Su primer acercamiento a las sustancias transformadoras de la conciencia, una de sus credenciales para abordar el universo cannábico, fue en 1965 con la amanita muscaria, en el desierto de Gobi, en Mongolia, experiencia que se relata en el libro El vuelo chamánico. “Me habían puesto como acompañante al vicepresidente de la sociedad de cantores populares. Tuvimos una enorme afinidad; saltó como una chispa entre los dos. Nos metíamos en el desierto a caballo pero además conversábamos casi todo. Con él redescubrí lo que pasaba en la aurora de la humanidad, cuando el ademán y el gesto alcanzan de manera inverosímil a decir cosas que desde el mundo fónico y gramatical no se conciben. La noche que nos íbamos me hizo sentarme a la mesa, empezó a golpetear, me pidió que golpeara con él, sacó una botellita de amanita muscaria disuelta en orín, tomó él, tomé yo, e hicimos el vuelo juntos. Fue una experiencia conmovedora, removedora, me transformó la vida.”
El organismo de este antropólogo es resistente a las sustancias extrañas. Incluso ha soportado picaduras que a otros los llevan a la muerte. Si la rueda es chica fumar le produce un leve mareo, si es grande ni lo registra. Pero su mente no necesita nada para emprender el vuelo, y contra estrechas suposiciones, no incorporó el hábito a su vida. Sí se curó, con un preparado hecho de semillas, de una molestia en el esófago producida por una hernia hiatal.
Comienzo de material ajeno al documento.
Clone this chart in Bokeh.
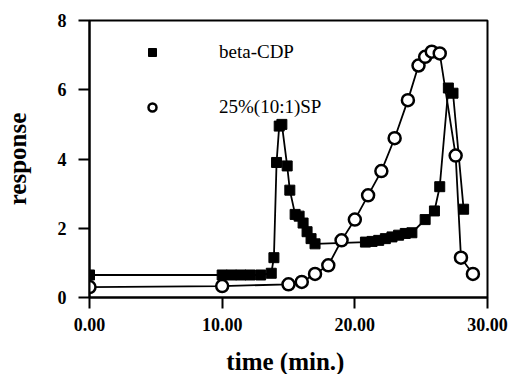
from bokeh.plotting import figure
from bokeh.models import Range1d, FixedTicker, NumeralTickFormatter, Legend, LegendItem
from bokeh.embed import file_html
from bokeh.resources import INLINE

# beta-CDP (filled squares)
cdp_t = [0, 10, 10.7, 11.4, 12.1, 12.9, 13.7, 13.9, 14.1, 14.3, 14.5, 14.9, 15.1,
         15.5, 15.8, 16.1, 16.4, 16.7, 17.0, 20.8, 21.3, 21.8, 22.3, 22.8, 23.3,
         23.8, 24.3, 25.3, 26.0, 26.4, 27.05, 27.4, 28.2]
cdp_v = [0.65, 0.65, 0.65, 0.65, 0.65, 0.65, 0.7, 1.15, 3.9, 4.95, 5.0, 3.8, 3.1,
         2.4, 2.35, 2.15, 1.9, 1.7, 1.55, 1.6, 1.62, 1.65, 1.7, 1.75, 1.8,
         1.85, 1.87, 2.25, 2.5, 3.2, 6.05, 5.9, 2.55]

# 25%(10:1)SP (open circles)
sp_t = [0, 10, 15, 16, 17, 18, 19, 20, 21, 22, 23, 24, 24.8, 25.3, 25.8, 26.4, 27.6, 28.0, 28.9]
sp_v = [0.3, 0.33, 0.38, 0.45, 0.68, 0.93, 1.65, 2.25, 2.95, 3.65, 4.6, 5.7, 6.7, 6.95,
        7.1, 7.05, 4.1, 1.15, 0.68]

x_ticks = [0, 10, 20, 30]
y_ticks = [0, 2, 4, 6, 8]
series_names = ["beta-CDP", "25%(10:1)SP"]

FONT = "Liberation Serif"

p = figure(width=508, height=366, output_backend="svg", toolbar_location=None,
           x_range=Range1d(0, 30), y_range=Range1d(0, 8),
           min_border_left=86, min_border_right=24, min_border_top=20, min_border_bottom=69,
           frame_width=398, frame_height=277)

p.xgrid.visible = False
p.ygrid.visible = False
p.outline_line_color = "black"
p.outline_line_width = 2
p.background_fill_color = "white"
p.border_fill_color = "white"

for ax in (p.xaxis[0], p.yaxis[0]):
    ax.axis_line_width = 2
    ax.major_tick_line_width = 2
    ax.major_tick_in = 0
    ax.major_tick_out = 11
    ax.minor_tick_line_color = None
    ax.major_label_text_font = FONT
    ax.major_label_text_font_style = "bold"
    ax.major_label_text_font_size = "18px"
    ax.major_label_text_color = "black"
    ax.axis_label_text_font = FONT
    ax.axis_label_text_font_style = "bold"
    ax.axis_label_text_font_size = "25px"
    ax.axis_label_text_color = "black"

p.xaxis.ticker = FixedTicker(ticks=x_ticks)
p.yaxis.ticker = FixedTicker(ticks=y_ticks)
p.xaxis.formatter = NumeralTickFormatter(format="0.00")
p.yaxis.formatter = NumeralTickFormatter(format="0")
p.xaxis.major_label_standoff = 9
p.yaxis.major_label_standoff = 12
p.xaxis.axis_label = "time  (min.)"
p.yaxis.axis_label = "response"
p.xaxis.axis_label_standoff = 14
p.yaxis.axis_label_standoff = 24

p.line(cdp_t, cdp_v, line_color="black", line_width=1.8)
p.line(sp_t, sp_v, line_color="black", line_width=1.8)
r_sq = p.scatter(cdp_t, cdp_v, marker="square", size=10, fill_color="black", line_color="black")
r_ci = p.scatter(sp_t, sp_v, marker="circle", size=12, fill_color="white", line_color="black",
                 line_width=2.5)

legend = Legend(items=[LegendItem(label=series_names[0], renderers=[r_sq]),
                       LegendItem(label=series_names[1], renderers=[r_ci])],
                location=(53, 179), padding=0, margin=0, spacing=33,
                glyph_width=20, glyph_height=20, label_height=20,
                label_standoff=57, border_line_alpha=0, background_fill_alpha=0,
                label_text_font=FONT, label_text_font_size="19px",
                label_text_color="black")
p.add_layout(legend, "center")

open("out.html", "w").write(file_html(p, INLINE))
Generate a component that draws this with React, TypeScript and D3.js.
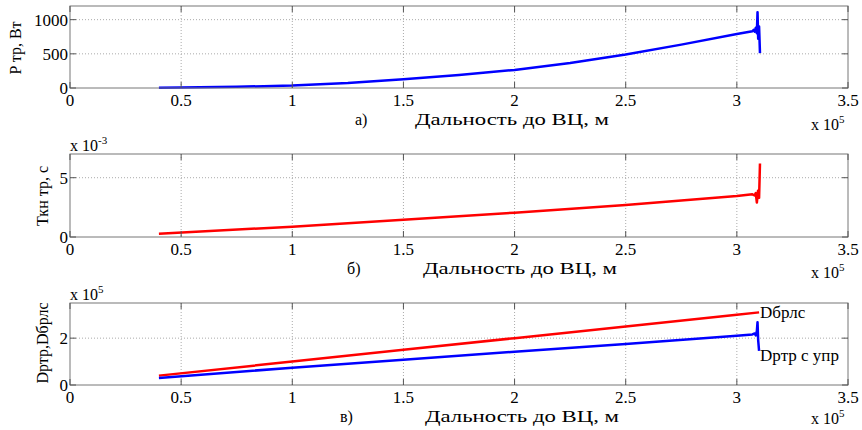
import React from 'react'
import {scaleLinear, line} from 'd3'

const width = 862
const height = 430

// distance, x 1e5 m
const xTicks = [0, 0.5, 1, 1.5, 2, 2.5, 3, 3.5]
const xTickLabels = ['0', '0.5', '1', '1.5', '2', '2.5', '3', '3.5']

// a) power, W
const powerX = [0.4, 0.5, 0.75, 1, 1.25, 1.5, 1.75, 2, 2.25, 2.5, 2.75, 3, 3.07, 3.075, 3.08, 3.085, 3.09, 3.093, 3.096, 3.1, 3.104]
const powerY = [5, 8, 18, 35, 72, 128, 192, 265, 365, 490, 635, 790, 830, 850, 825, 880, 800, 1110, 720, 900, 510]

// б) time, x 1e-3 s
const timeX = [0.4, 1, 1.5, 2, 2.5, 3, 3.07, 3.08, 3.085, 3.09, 3.095, 3.1, 3.104]
const timeY = [0.28, 0.87, 1.45, 2.05, 2.7, 3.45, 3.6, 3.5, 3.7, 2.9, 3.9, 3.3, 6.2]

// в) ranges, x 1e5 m
const rlsX = [0.4, 1, 1.5, 2, 2.5, 3, 3.1]
const rlsY = [0.4, 1.0, 1.5, 2.0, 2.5, 3.0, 3.1]
const rtrX = [0.4, 1, 1.5, 2, 2.5, 3, 3.07, 3.08, 3.085, 3.09, 3.093, 3.096, 3.1]
const rtrY = [0.3, 0.74, 1.08, 1.42, 1.75, 2.1, 2.16, 2.2, 2.12, 2.3, 2.68, 1.9, 1.46]

const left = 70
const right = 848
const font = "'Liberation Serif', 'Times New Roman', serif"

const panels = [
  {top: 6, bottom: 88, yMax: 1200, yTicks: [0, 500, 1000], yLabel: 'P тр, Вт', labelX: 21, labelY: 48, letter: 'а)', letterX: 355, titleX: 415, expo: null, x10dy: 42},
  {top: 154, bottom: 237, yMax: 7, yTicks: [0, 5], yLabel: 'Ткн тр, с', labelX: 48, labelY: 196, letter: 'б)', letterX: 347, titleX: 423, expo: '-3', x10dy: 41},
  {top: 303, bottom: 385, yMax: 3.5, yTicks: [0, 2], yLabel: 'Dртр,Dбрлс', labelX: 48, labelY: 343, letter: 'в)', letterX: 340, titleX: 425, expo: '5', x10dy: 39},
]

const xScale = scaleLinear().domain([0, 3.5]).range([left, right])

function Panel({p, series}) {
  const yScale = scaleLinear().domain([0, p.yMax]).range([p.bottom, p.top])
  const path = line().x(d => xScale(d[0])).y(d => yScale(d[1]))
  return (
    <g>
      <rect x={left} y={p.top} width={right - left} height={p.bottom - p.top} fill="white" />
      {xTicks.slice(1, -1).map(t => (
        <line key={'gx' + t} x1={xScale(t)} x2={xScale(t)} y1={p.top} y2={p.bottom} stroke="#aaa" strokeDasharray="1,2" />
      ))}
      {p.yTicks.slice(1).map(t => (
        <line key={'gy' + t} x1={left} x2={right} y1={yScale(t)} y2={yScale(t)} stroke="#aaa" strokeDasharray="1,2" />
      ))}
      {series.map((s, i) => (
        <path key={i} d={path(s.x.map((v, j) => [v, s.y[j]]))} fill="none" stroke={s.color} strokeWidth={2.5} strokeLinejoin="round" />
      ))}
      <rect x={left} y={p.top} width={right - left} height={p.bottom - p.top} fill="none" stroke="#777" strokeWidth={1} />
      {xTicks.map(t => (
        <g key={'tx' + t}>
          <line x1={xScale(t)} x2={xScale(t)} y1={p.bottom} y2={p.bottom - 6} stroke="#555" />
          <line x1={xScale(t)} x2={xScale(t)} y1={p.top} y2={p.top + 6} stroke="#555" />
        </g>
      ))}
      {p.yTicks.map(t => (
        <g key={'ty' + t}>
          <line x1={left} x2={left + 6} y1={yScale(t)} y2={yScale(t)} stroke="#555" />
          <line x1={right} x2={right - 6} y1={yScale(t)} y2={yScale(t)} stroke="#555" />
          <text x={left - 2} y={yScale(t) + 6} textAnchor="end" fontSize={17} fontFamily={font}>{t}</text>
        </g>
      ))}
      {xTicks.map((t, i) => (
        <text key={'lx' + t} x={xScale(t)} y={p.bottom + 18} textAnchor="middle" fontSize={17} fontFamily={font}>{xTickLabels[i]}</text>
      ))}
      <text x={p.letterX} y={p.bottom + 37} fontSize={16} fontFamily={font}>{p.letter}</text>
      <text x={p.titleX} y={p.bottom + 37} fontSize={16} fontFamily={font} textLength={194} lengthAdjust="spacingAndGlyphs">Дальность до ВЦ, м</text>
      <text x={811} y={p.bottom + p.x10dy} fontSize={16} fontFamily={font}>x 10<tspan dy={-7} fontSize={11}>5</tspan></text>
      {p.expo && (
        <text x={left} y={p.top - 3} fontSize={16} fontFamily={font}>x 10<tspan dy={-7} fontSize={11}>{p.expo}</tspan></text>
      )}
      <text transform={`translate(${p.labelX},${p.labelY}) rotate(-90)`} textAnchor="middle" fontSize={16} fontFamily={font}>{p.yLabel}</text>
    </g>
  )
}

export default function App() {
  const y3 = scaleLinear().domain([0, 3.5]).range([panels[2].bottom, panels[2].top])
  return (
    <svg width={width} height={height} style={{display: 'block', position: 'absolute', left: 0, top: 0}}>
      <rect width={width} height={height} fill="white" />
      <Panel p={panels[0]} series={[{x: powerX, y: powerY, color: '#0000ff'}]} />
      <Panel p={panels[1]} series={[{x: timeX, y: timeY, color: '#ff0000'}]} />
      <Panel p={panels[2]} series={[{x: rlsX, y: rlsY, color: '#ff0000'}, {x: rtrX, y: rtrY, color: '#0000ff'}]} />
      <text x={xScale(3.1) + 1} y={y3(rlsY[rlsY.length - 1]) + 6} fontSize={17} fontFamily={font}>Dбрлс</text>
      <text x={xScale(3.1) + 1} y={y3(1.3) + 6} fontSize={17} fontFamily={font}>Dртр с упр</text>
    </svg>
  )
}
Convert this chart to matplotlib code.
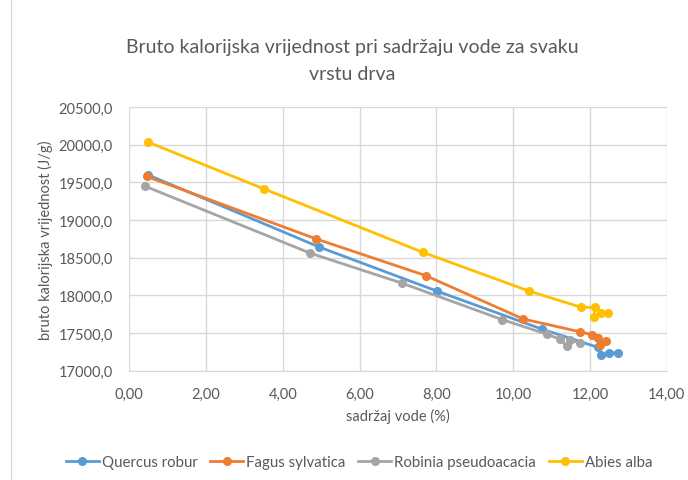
import matplotlib.pyplot as plt
from matplotlib.lines import Line2D
from matplotlib.ticker import FuncFormatter, MultipleLocator

plt.rcParams['font.family'] = ['Lato', 'DejaVu Sans']

# water content (%) and gross calorific value (J/g)
quercus_x = [0.48, 4.95, 8.02, 10.74, 12.20, 12.28, 12.50, 12.74]
quercus_y = [19600, 18640, 18055, 17553, 17310, 17210, 17235, 17235]

fagus_x = [0.45, 4.86, 7.72, 10.26, 11.73, 12.05, 12.21, 12.25, 12.28, 12.42]
fagus_y = [19578, 18750, 18262, 17686, 17517, 17477, 17430, 17335, 17370, 17390]

robinia_x = [0.40, 4.71, 7.11, 9.72, 10.89, 11.22, 11.40, 11.48, 11.75]
robinia_y = [19450, 18560, 18160, 17676, 17482, 17416, 17327, 17406, 17366]

abies_x = [0.48, 3.52, 7.65, 10.42, 11.78, 12.12, 12.11, 12.28, 12.46]
abies_y = [20035, 19410, 18570, 18055, 17840, 17840, 17716, 17766, 17766]

series = [
    ("Quercus robur", quercus_x, quercus_y, "#5B9BD5"),
    ("Fagus sylvatica", fagus_x, fagus_y, "#ED7D31"),
    ("Robinia pseudoacacia", robinia_x, robinia_y, "#A5A5A5"),
    ("Abies alba", abies_x, abies_y, "#FFC000"),
]

text_col = "#595959"
grid_col = "#D9D9D9"

fig = plt.figure(figsize=(6.88, 4.81), dpi=100)
ax = fig.add_axes([0.188, 0.2274, 0.781, 0.5481])

for name, xs, ys, col in series:
    ax.plot(xs, ys, color=col, lw=2, marker='o', markersize=5.5, label=name, zorder=3)

ax.set_xlim(0, 14)
ax.set_ylim(17000, 20500)
ax.xaxis.set_major_locator(MultipleLocator(2))
ax.yaxis.set_major_locator(MultipleLocator(500))
ax.xaxis.set_major_formatter(FuncFormatter(lambda v, p: f"{v:.2f}".replace('.', ',')))
ax.yaxis.set_major_formatter(FuncFormatter(lambda v, p: f"{v:.1f}".replace('.', ',')))
ax.grid(True, color=grid_col, lw=1, zorder=0)
ax.set_axisbelow(True)
for s in ['top', 'right', 'left']:
    ax.spines[s].set_visible(False)
ax.spines['bottom'].set_color(grid_col)
ax.tick_params(length=0, labelsize=10.5, labelcolor=text_col)
ax.tick_params(axis='y', pad=12)
ax.tick_params(axis='x', pad=12)

ax.set_xlabel("sadržaj vode (%)", fontsize=10.5, color=text_col, labelpad=5)
ax.set_ylabel("bruto kalorijska vrijednost (J/g)", fontsize=10.5, color=text_col, labelpad=4)

fig.text(0.512, 0.873, "Bruto kalorijska vrijednost pri sadržaju vode za svaku\nvrstu drva",
         ha='center', va='center', fontsize=14, color=text_col, linespacing=1.7)

handles = [Line2D([], [], color=c, lw=2, marker='o', markersize=5.5) for _, _, _, c in series]
fig.legend(handles, [s[0] for s in series], loc='center', bbox_to_anchor=(0.522, 0.037),
           ncol=4, frameon=False, fontsize=10.8, handlelength=2.2, handletextpad=0.2,
           columnspacing=0.85, labelcolor=text_col)

fig.add_artist(Line2D([11 / 688, 11 / 688], [0, 1], color=grid_col, lw=1))

fig.savefig("out.png", dpi=100)
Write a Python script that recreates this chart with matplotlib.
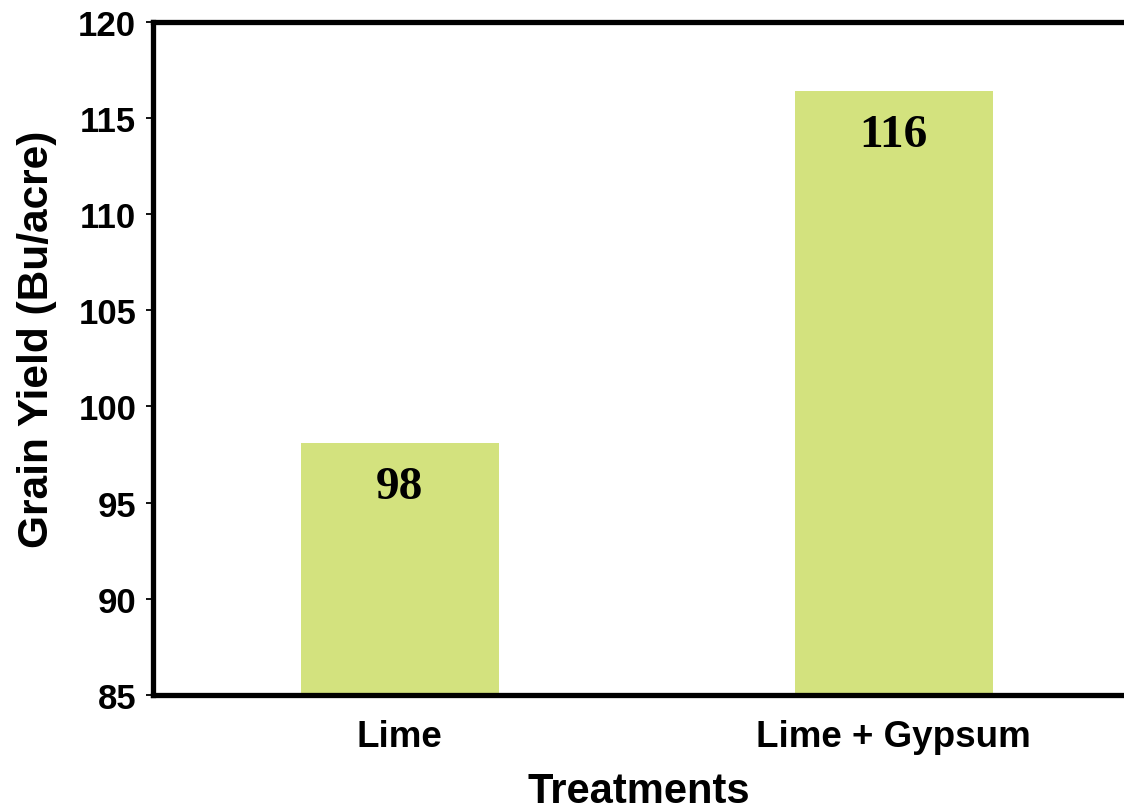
import matplotlib.pyplot as plt

treatments = ["Lime", "Lime + Gypsum"]
grain_yield = [98.1, 116.4]
y_ticks = [85, 90, 95, 100, 105, 110, 115, 120]

BAR_COLOR = "#d3e27e"

fig = plt.figure(figsize=(11.24, 8.12), dpi=100)
# axes runs past the right edge of the figure, so no right spine shows
ax = fig.add_axes([0.136, 0.1429, 0.879, 0.829])

x = range(len(treatments))
ax.bar(x, grain_yield, width=0.4, color=BAR_COLOR, zorder=1)

for xi, v in zip(x, grain_yield):
    ax.annotate(
        f"{v:.0f}",
        xy=(xi, v),
        xytext=(0, -32),
        textcoords="offset points",
        ha="center",
        va="center",
        fontsize=34,
        fontweight="bold",
        family="Liberation Serif",
    )

ax.set_xlim(-0.5, 1.5)
ax.set_ylim(85, 120)
ax.set_yticks(y_ticks)
ax.set_xticks(list(x))
ax.set_xticklabels(treatments)

for side in ["left", "bottom", "top", "right"]:
    ax.spines[side].set_linewidth(3.8)
    ax.spines[side].set_color("black")

ax.tick_params(axis="x", length=0, pad=17)
ax.tick_params(axis="y", length=5, width=1.3, pad=7, direction="out")

for lab in ax.get_xticklabels():
    lab.set_fontfamily("Liberation Sans")
    lab.set_fontweight("bold")
    lab.set_fontsize(26.5)
for lab in ax.get_yticklabels():
    lab.set_fontfamily("Liberation Sans")
    lab.set_fontweight("bold")
    lab.set_fontsize(25)

ax.set_xlabel("Treatments", fontsize=30, fontweight="bold",
              family="Liberation Sans", va="center")
ax.set_ylabel("Grain Yield (Bu/acre)", fontsize=30.5, fontweight="bold",
              family="Liberation Sans", va="center")
ax.xaxis.set_label_coords(0.492, -0.1425)
ax.yaxis.set_label_coords(-0.117, 0.53)

fig.savefig("out.png", dpi=100)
Experimentar no implica la persistencia del experimento, subraya. Tampoco rehúsa. “En absoluto, eso es prejuicio. Al contrario, lo defiendo. Pienso que tienen (los usuarios) la plena libertad de tener una distracción del espíritu, una dimensión distinta de los sentidos, que se aplacan. He observado que la gente se desprejuicia, que ve el mundo de una manera plácida, sin violencia. Conocí gente que fuma desde hace 50 años y están perfectamente bien, claros de juicio, correcta la palabra, hablan con propiedad, fue lo que observé. Quiero agregar que al escribir este estudio he tenido en cuenta la frase de Spinoza ‘no aplaudir ni censurar de antemano, sólo tratar de comprender’. Yo lo he entendido bien, y los apoyo. Soy activista, he advertido que fumar marihuana no produce enfermos ni criminales. Es posible que tenga algunos efectos a la larga, pero no lo han demostrado.”